CHAPTER XI
THE SHOW FOLK
Southwark was a city of a various population. It had great Houses for nobles and for Ecclesiastics: it had fair inns for the reception of merchants, coming up from Kent and the south country: it had a riverside people of fishermen and watermen living up stream on the Lambeth bank or down stream at Bermondsey or Rotherhithe: it had a great number of residents who worked in the orchards and the gardens which spread over the whole of the rich low-lying land now embanked, secure from floods and the highest tides. It contained, besides, a large number of rogues and vagabonds, fugitives from justice, lying here in so-called sanctuary, where the officers of the law did not dare to present themselves. In spite of the powers granted to the City over Southwark, the place remained a receptacle and a refuge 'down to the end of the last century, when the so-called Liberties of the Mint'—the last place of sanctuary—were finally abolished and only a slum remained to mark the site of a sanctuary.
WINCHESTER PALACE
Beside all these people Southwark contained the Show Folk of Bankside.

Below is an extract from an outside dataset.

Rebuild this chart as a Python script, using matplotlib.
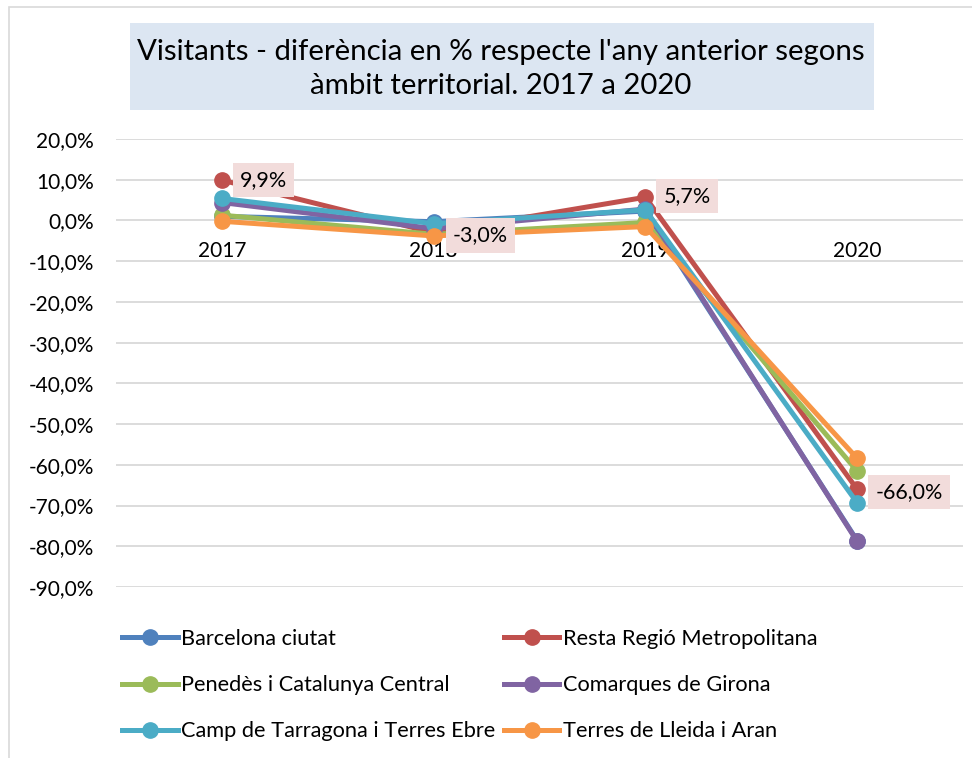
import matplotlib
matplotlib.use("Agg")
import matplotlib.pyplot as plt
from matplotlib.lines import Line2D
from matplotlib.patches import Rectangle
from matplotlib.ticker import FuncFormatter

plt.rcParams["font.family"] = ["Lato", "DejaVu Sans"]

years = ["2017", "2018", "2019", "2020"]
series_names = [
    "Barcelona ciutat",
    "Resta Regió Metropolitana",
    "Penedès i Catalunya Central",
    "Comarques de Girona",
    "Camp de Tarragona i Terres Ebre",
    "Terres de Lleida i Aran",
]
barcelona = [1.0, -0.3, 2.3, -78.6]
resta = [9.9, -3.0, 5.7, -66.0]
penedes = [1.3, -3.4, -0.5, -61.5]
girona = [4.4, -2.0, 2.8, -78.8]
tarragona = [5.4, -0.8, 2.6, -69.3]
lleida = [-0.2, -3.8, -1.5, -58.4]
values = [barcelona, resta, penedes, girona, tarragona, lleida]
colors = ["#4F81BD", "#C0504D", "#9BBB59", "#8064A2", "#4BACC6", "#F79646"]

yticks = list(range(20, -100, -10))


def pct(v, _pos=None):
    return f"{v:.1f}%".replace(".", ",")


fig = plt.figure(figsize=(9.72, 7.58), dpi=100)

# chart border
fig.patches.append(Rectangle((9 / 972, -0.01), 1.0, 1 - 7 / 758 + 0.01,
                             transform=fig.transFigure, fill=False,
                             edgecolor="#D9D9D9", linewidth=1.2))

# title box
fig.patches.append(Rectangle((130 / 972, 1 - 110 / 758), 744 / 972, 87 / 758,
                             transform=fig.transFigure, facecolor="#DCE6F2",
                             edgecolor="none"))
fig.text(501 / 972, 1 - 69 / 758,
         "Visitants - diferència en % respecte l'any anterior segons\nàmbit territorial. 2017 a 2020",
         ha="center", va="center", fontsize=21.2, linespacing=1.38)

ax = fig.add_axes([116 / 972, 1 - 587 / 758, 847 / 972, 448 / 758])
x = list(range(len(years)))
for name, vals, c in zip(series_names, values, colors):
    ax.plot(x, vals, color=c, linewidth=3.6, marker="o", markersize=11,
            label=name, solid_capstyle="round", solid_joinstyle="round",
            zorder=3)

ax.set_xlim(-0.5, 3.5)
ax.set_ylim(-90, 20)
ax.set_yticks(yticks)
ax.yaxis.set_major_formatter(FuncFormatter(pct))
ax.grid(axis="y", color="#D9D9D9", linewidth=1.3)
ax.set_axisbelow(True)
for s in ax.spines.values():
    s.set_visible(False)
ax.spines["bottom"].set_position(("data", 0))
ax.set_xticks(x)
ax.set_xticklabels(years)
ax.tick_params(axis="both", length=0, labelsize=15)
ax.tick_params(axis="x", labelsize=15, pad=15)
ax.tick_params(axis="y", pad=16)

# data labels for Resta Regió Metropolitana
label_offsets = [(13, 0), (14, -2), (13, 1), (13, -2)]
for xi, v, off in zip(x, resta, label_offsets):
    ax.annotate(pct(v), (xi, v), xytext=off, textcoords="offset points",
                ha="left", va="center", fontsize=15.5, zorder=4,
                bbox=dict(boxstyle="square,pad=0.33", facecolor="#F2DCDB",
                          edgecolor="none"))

# legend: matplotlib fills columns first
handles = [Line2D([], [], color=c, linewidth=3.6, marker="o", markersize=11)
           for c in colors]
order = [0, 2, 4, 1, 3, 5]
fig.legend([handles[i] for i in order], [series_names[i] for i in order],
           ncol=2, loc="upper left", bbox_to_anchor=(122 / 972, 1 - 629 / 758),
           frameon=False, fontsize=15.7, handlelength=2.55, handletextpad=0.15,
           columnspacing=0.4, labelspacing=1.2, borderaxespad=0,
           borderpad=0)

fig.savefig("out.png", dpi=100)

When the Show Folk began to live in Bankside I know not: their settlement originally was in Westminster outside the King's Palace, where there was always a great demand for music, dancing, tumbling, mumming and such recreative performances; they were also, however, in great request in London by City Church, city company, and city tavern. Now there was no place for them within the walls: they had no company: there was neither a Musicians'; nor a Dancers'; nor a Singers'; nor a Mummers'; nor a Tumblers' Company. There was no company which would admit them; there was no ward where they could get a street for themselves: they were gently but firmly pushed out. And not only were they a class apart but they were a class in contempt. It was always held contemptible to provide amusement. No one, as yet, had made of music or of acting a fine art; no gentleman, as yet, and for a long time after, would take part in the buffoonery which the actor had then to exhibit: an atmosphere of disrepute attached to the calling, to those who followed the calling, and to the place where they lived: in the City, Aldermen had a way of connecting nocturnal disorders with these children of melody: where they resorted the taverns would carry on their revelries after curfew, even to midnight: if the street was alarmed by nocturnal ramblers it would prove to be after an evening with the dancers and the tumblers: the Church, especially the Church Puritanic, set her face against those who devised entertainments, on the ground that the devisers were an ungodly and dissolute crew. Therefore they crossed the river. On Bankside, in the Liberty of the Clink, where the City could not interfere, they 'went as they pleased.' They were dissolute, if they chose—Heaven knows whether they did choose—without reproach: their taverns kept open house as long as they would stop to drink: there was singing every day without interference: there was merriment without the rebuke of the sour face: there was no fear of being haled before the Lord Mayor, for making people laugh: there was no terror of pillory, and no man on their side of the river was 'put in stocks o' Monday, for kissing of his wife o' Sunday.' It was the Bishop of Winchester's Liberty, but he was content, on the whole, to leave the residents unmolested and in the possession of their guitars, their fiddles, their songs and their plays.